NVision Offers Product Defect Analysis

 - June 22, 2011, 10:30 AM

NVision, manufacturer of a non-contact measurement and scanning systems, touts its products as valuable in identifying parts variances and settling legal disputes.

“Each year thousands of product injury lawsuits are filed in the U.S. While it’s indisputable that the use of flawed products can result in injury to the consumer, it’s equally true that manufacturers are often sued for product defects that don’t exist or for defects that occurred after the product left the manufacturing facility,” Steve Kersen, v-p of sales and marketing for NVision, said.

That is where the company’s NVision handheld laser system and full-size, non-portable Maxos systems come in. They use a proprietary non-contact probe consisting of a concentrated light that collects individual points at a rate of 100 per second. The Maxos provides accuracy of +/- 0.0002 inch and a resolution between measured points down to 0.00001 inch, according to Kersen.

The company has provided critical assistance in several product-liability cases.

“In one case, it was necessary to inspect a product defect that had caused a critical component to break and cause an airplane to lose altitude and crash. If the defect was an inclusion in a casting it would indicate a manufacturing defect and would likely be shaped like a stringer or half-ellipse. However, if the defect was a corrosion pit that had occurred long after manufacturing, and had not been properly addressed when the aircraft was last serviced, it would likely be hemispherical in shape,” he said. “Using NVision technology it’s potentially possible to rule out the theorized cause of an accident and clearly show whether or not an alleged defect actually existed.”

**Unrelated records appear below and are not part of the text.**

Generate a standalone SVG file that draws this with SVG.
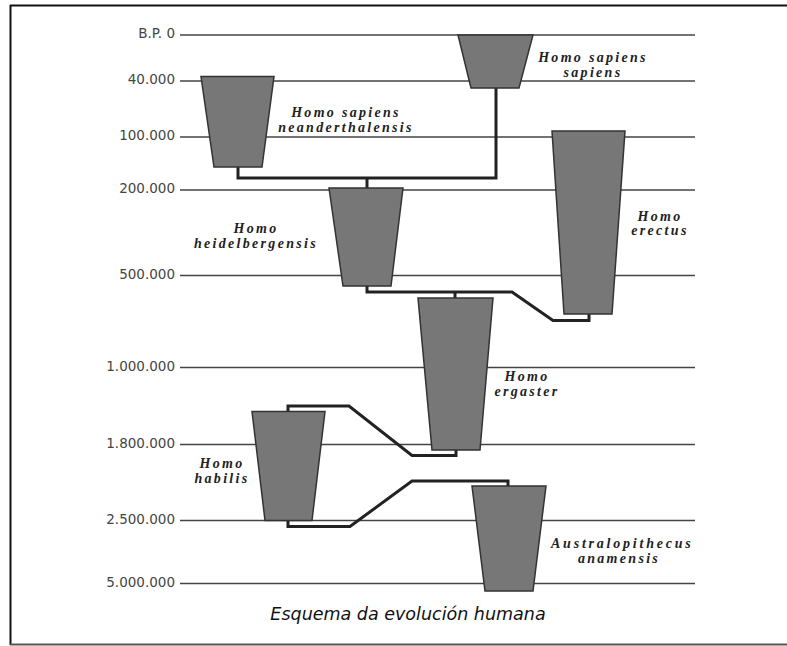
<svg xmlns="http://www.w3.org/2000/svg" width="787" height="646" viewBox="0 0 787 646">
<style>
.frame{stroke:#111;stroke-width:2;fill:none}
.tl{stroke:#444;stroke-width:1.5}
.tlab{font-family:"DejaVu Sans",sans-serif;font-size:13.5px;fill:#444;text-anchor:end}
.tz{fill:#777;stroke:#333;stroke-width:1.5;stroke-linejoin:miter}
.con{fill:none;stroke:#222;stroke-width:3;stroke-linejoin:miter}
.lab{font-family:"Liberation Serif",serif;font-weight:bold;font-style:italic;font-size:14px;letter-spacing:2.3px;fill:#222;text-anchor:middle}
.cap{font-family:"DejaVu Sans",sans-serif;font-style:italic;font-size:17.5px;fill:#111;text-anchor:middle}
</style>
<rect width="787" height="646" fill="#fff"/>
<g id="frame">
<line class="frame" x1="10" y1="5.5" x2="787" y2="5.5"/>
<line class="frame" x1="10.5" y1="5" x2="10.5" y2="645"/>
<line x1="10" y1="644.5" x2="787" y2="644.5" stroke="#555" stroke-width="2"/>
</g>
<g id="timeline">
<line class="tl" x1="180" y1="35" x2="695" y2="35"/>
<line class="tl" x1="180" y1="81" x2="695" y2="81"/>
<line class="tl" x1="180" y1="137" x2="695" y2="137"/>
<line class="tl" x1="180" y1="190" x2="695" y2="190"/>
<line class="tl" x1="180" y1="275.5" x2="695" y2="275.5"/>
<line class="tl" x1="180" y1="367.5" x2="695" y2="367.5"/>
<line class="tl" x1="180" y1="444.5" x2="695" y2="444.5"/>
<line class="tl" x1="180" y1="520.5" x2="695" y2="520.5"/>
<line class="tl" x1="180" y1="583.5" x2="695" y2="583.5"/>
<text class="tlab" x="175" y="38">B.P. 0</text>
<text class="tlab" x="175" y="84">40.000</text>
<text class="tlab" x="175" y="140">100.000</text>
<text class="tlab" x="175" y="193">200.000</text>
<text class="tlab" x="175" y="279">500.000</text>
<text class="tlab" x="175" y="371">1.000.000</text>
<text class="tlab" x="175" y="448">1.800.000</text>
<text class="tlab" x="175" y="524">2.500.000</text>
<text class="tlab" x="175" y="587">5.000.000</text>
</g>
<g id="connectors">
<polyline class="con" points="238,167 238,178 496,178 496,88"/>
<line class="con" x1="367" y1="178" x2="367" y2="188"/>
<polyline class="con" points="367,286 367,292 512,292 553,320.5 589,320.5 589,314"/>
<line class="con" x1="455" y1="292" x2="455" y2="298"/>
<polyline class="con" points="288,412 288,406 349,406 412,455.5 456,455.5 456,450"/>
<polyline class="con" points="288,520 288,526.5 350,526.5 412,481 508,481 508,486"/>
</g>
<g id="neanderthalensis">
<polygon class="tz" points="201,76.5 274,76.5 262,167 214,167"/>
<text class="lab" x="346" y="117">Homo sapiens</text>
<text class="lab" x="346" y="132">neanderthalensis</text>
</g>
<g id="sapiens">
<polygon class="tz" points="458,35 533,35 519,88 471,88"/>
<text class="lab" x="593" y="62">Homo sapiens</text>
<text class="lab" x="593" y="77">sapiens</text>
</g>
<g id="heidelbergensis">
<polygon class="tz" points="329,188 403,188 391,286 343,286"/>
<text class="lab" x="256" y="233">Homo</text>
<text class="lab" x="256" y="248">heidelbergensis</text>
</g>
<g id="erectus">
<polygon class="tz" points="552,131 625,131 612,314 564,314"/>
<text class="lab" x="660" y="221">Homo</text>
<text class="lab" x="660" y="235">erectus</text>
</g>
<g id="ergaster">
<polygon class="tz" points="418,298 493,298 480,450 432,450"/>
<text class="lab" x="527" y="381">Homo</text>
<text class="lab" x="527" y="396">ergaster</text>
</g>
<g id="habilis">
<polygon class="tz" points="252,411.5 325,411.5 312,520.5 265,520.5"/>
<text class="lab" x="222" y="468">Homo</text>
<text class="lab" x="222" y="483">habilis</text>
</g>
<g id="australopithecus">
<polygon class="tz" points="472,486 546,486 533,591 485,591"/>
<text class="lab" x="622" y="548" textLength="142" lengthAdjust="spacing">Australopithecus</text>
<text class="lab" x="619" y="563">anamensis</text>
</g>
<text class="cap" x="408" y="620">Esquema da evolución humana</text>
</svg>
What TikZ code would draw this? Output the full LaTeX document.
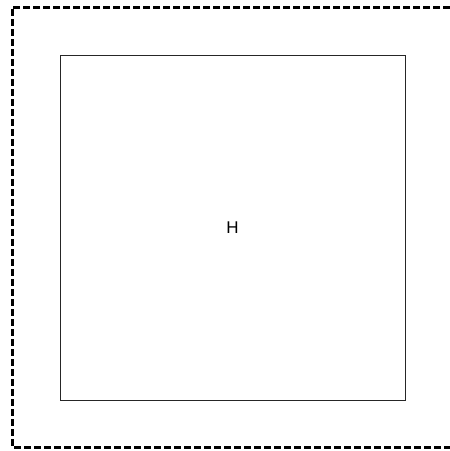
\documentclass[tikz,border=0pt]{standalone}
\usepackage{fontspec}
\setmainfont{Liberation Sans}
\usetikzlibrary{positioning}

\begin{document}
\begin{tikzpicture}[x=1pt, y=-1pt,
  outerbox/.style={draw=black, line width=3pt, dash pattern=on 7pt off 3pt},
  innerbox/.style={draw=black!85, line width=1pt, minimum size=345pt,
    inner sep=0pt, font=\fontsize{17}{19}\selectfont},
]
\useasboundingbox (0,0) rectangle (450,451);
% outer dashed frame (runs off the right edge)
\draw[outerbox] (470,7) -- (12,7) -- (12,447) -- (470,447);
% inner square with its label
\node[innerbox] (hbox) at (232.5,227.5) {H};
\end{tikzpicture}
\end{document}
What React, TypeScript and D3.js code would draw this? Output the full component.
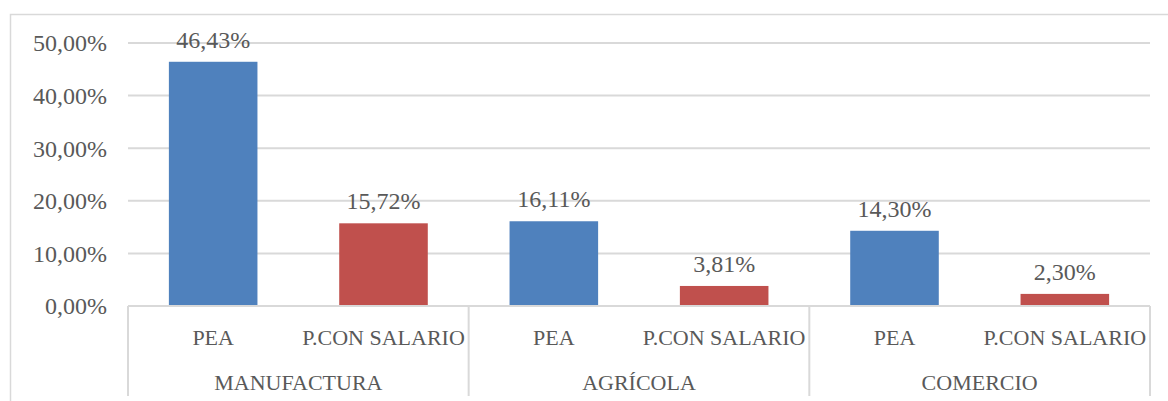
import * as d3 from 'd3';
import { useEffect, useRef } from 'react';

const groups = ['MANUFACTURA', 'AGRÍCOLA', 'COMERCIO'];
const series = ['PEA', 'P.CON SALARIO'];
const peaValues = [46.43, 16.11, 14.3];
const salarioValues = [15.72, 3.81, 2.3];
const yTicks = [0, 10, 20, 30, 40, 50];
const colors = ['#4F81BD', '#C0504D'];

const fmt = (v: number) => v.toFixed(2).replace('.', ',') + '%';

const App = () => {
  const ref = useRef<SVGSVGElement>(null);

  useEffect(() => {
    const width = 1168;
    const height = 401;
    const margin = { top: 43, right: 18, left: 128 };
    const plotBottom = 306;
    const font = '"Liberation Serif", serif';
    const textColor = '#595959';
    const lineColor = '#d9d9d9';

    const svg = d3.select(ref.current);
    svg.selectAll('*').remove();
    svg.attr('width', width).attr('height', height);

    svg.append('rect').attr('width', width).attr('height', height).attr('fill', '#fff');
    // chart border
    svg.append('rect')
      .attr('x', 10.5).attr('y', 14.5)
      .attr('width', width + 10).attr('height', height + 10)
      .attr('fill', 'none').attr('stroke', lineColor).attr('stroke-width', 1.5);

    const rows = groups.flatMap((g, i) => [
      { group: g, gi: i, s: series[0], si: 0, value: peaValues[i] },
      { group: g, gi: i, s: series[1], si: 1, value: salarioValues[i] },
    ]);

    const x0 = d3.scaleBand<string>()
      .domain(groups)
      .range([margin.left, width - margin.right])
      .padding(0);
    const x1 = d3.scaleBand<string>()
      .domain(series)
      .range([0, x0.bandwidth()])
      .padding(0);
    const y = d3.scaleLinear().domain([0, 50]).range([plotBottom, margin.top]);

    // gridlines
    svg.append('g')
      .selectAll('line')
      .data(yTicks.filter(t => t > 0))
      .join('line')
      .attr('x1', margin.left).attr('x2', width - margin.right)
      .attr('y1', d => y(d)).attr('y2', d => y(d))
      .attr('stroke', lineColor).attr('stroke-width', 2);

    // y tick labels
    svg.append('g')
      .selectAll('text')
      .data(yTicks)
      .join('text')
      .attr('x', 107)
      .attr('y', d => y(d))
      .attr('dy', '0.35em')
      .attr('text-anchor', 'end')
      .attr('font-family', font)
      .attr('font-size', 24)
      .attr('fill', textColor)
      .text(d => fmt(d));

    // bars
    const barFrac = 0.52;
    svg.append('g')
      .selectAll('rect')
      .data(rows)
      .join('rect')
      .attr('x', d => x0(d.group)! + x1(d.s)! + x1.bandwidth() * (1 - barFrac) / 2)
      .attr('width', x1.bandwidth() * barFrac)
      .attr('y', d => y(d.value))
      .attr('height', d => plotBottom - y(d.value))
      .attr('fill', d => colors[d.si]);

    // value labels
    svg.append('g')
      .selectAll('text')
      .data(rows)
      .join('text')
      .attr('x', d => x0(d.group)! + x1(d.s)! + x1.bandwidth() / 2)
      .attr('y', d => y(d.value) - 14)
      .attr('text-anchor', 'middle')
      .attr('font-family', font)
      .attr('font-size', 24)
      .attr('fill', textColor)
      .text(d => fmt(d.value));

    // category axis
    svg.append('line')
      .attr('x1', margin.left).attr('x2', width - margin.right)
      .attr('y1', plotBottom).attr('y2', plotBottom)
      .attr('stroke', lineColor).attr('stroke-width', 2);

    const seps = [...groups.map(g => x0(g)!), x0.range()[1]];
    svg.append('g')
      .selectAll('line')
      .data(seps)
      .join('line')
      .attr('x1', d => d).attr('x2', d => d)
      .attr('y1', plotBottom).attr('y2', 396)
      .attr('stroke', lineColor).attr('stroke-width', 2);

    svg.append('g')
      .selectAll('text')
      .data(rows)
      .join('text')
      .attr('x', d => x0(d.group)! + x1(d.s)! + x1.bandwidth() / 2)
      .attr('y', 345)
      .attr('text-anchor', 'middle')
      .attr('font-family', font)
      .attr('font-size', 22)
      .attr('fill', textColor)
      .text(d => d.s);

    svg.append('g')
      .selectAll('text')
      .data(groups)
      .join('text')
      .attr('x', d => x0(d)! + x0.bandwidth() / 2)
      .attr('y', 390)
      .attr('text-anchor', 'middle')
      .attr('font-family', font)
      .attr('font-size', 22)
      .attr('fill', textColor)
      .text(d => d);
  }, []);

  return (
    <div style={{ position: 'fixed', left: 0, top: 0, width: 1168, height: 401, overflow: 'hidden' }}>
      <svg ref={ref} style={{ display: 'block' }}></svg>
    </div>
  );
};

export default App;
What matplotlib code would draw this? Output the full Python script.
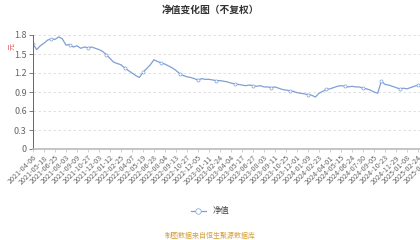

Colin Ellis, engineering manager, said it’s also possible to scan any part and compare it against a CAD or other digitized model and see the variance. “You can see how a part changes over time due to wear and use it for predictive maintenance,” he told AIN. “For example, because it is so accurate we can use it for 3-D modeling. We scan a portion of an airframe interior to get the exact measurements to use in designing a cabin interior.

“What sets us apart from other technologies that serve this market niche is our technology. We have a wide laser strip width and integrated software, making it much easier to use,” Ellis said.

The NVision handheld laser system sells for about $150,000 and the Maxos non-portable coordinate measuring machine fetches about $200,000. The company sells, installs and trains on the product but also has clients who hire the service division to do the work. The company can dispatch an engineer with an NVision system anywhere in the world.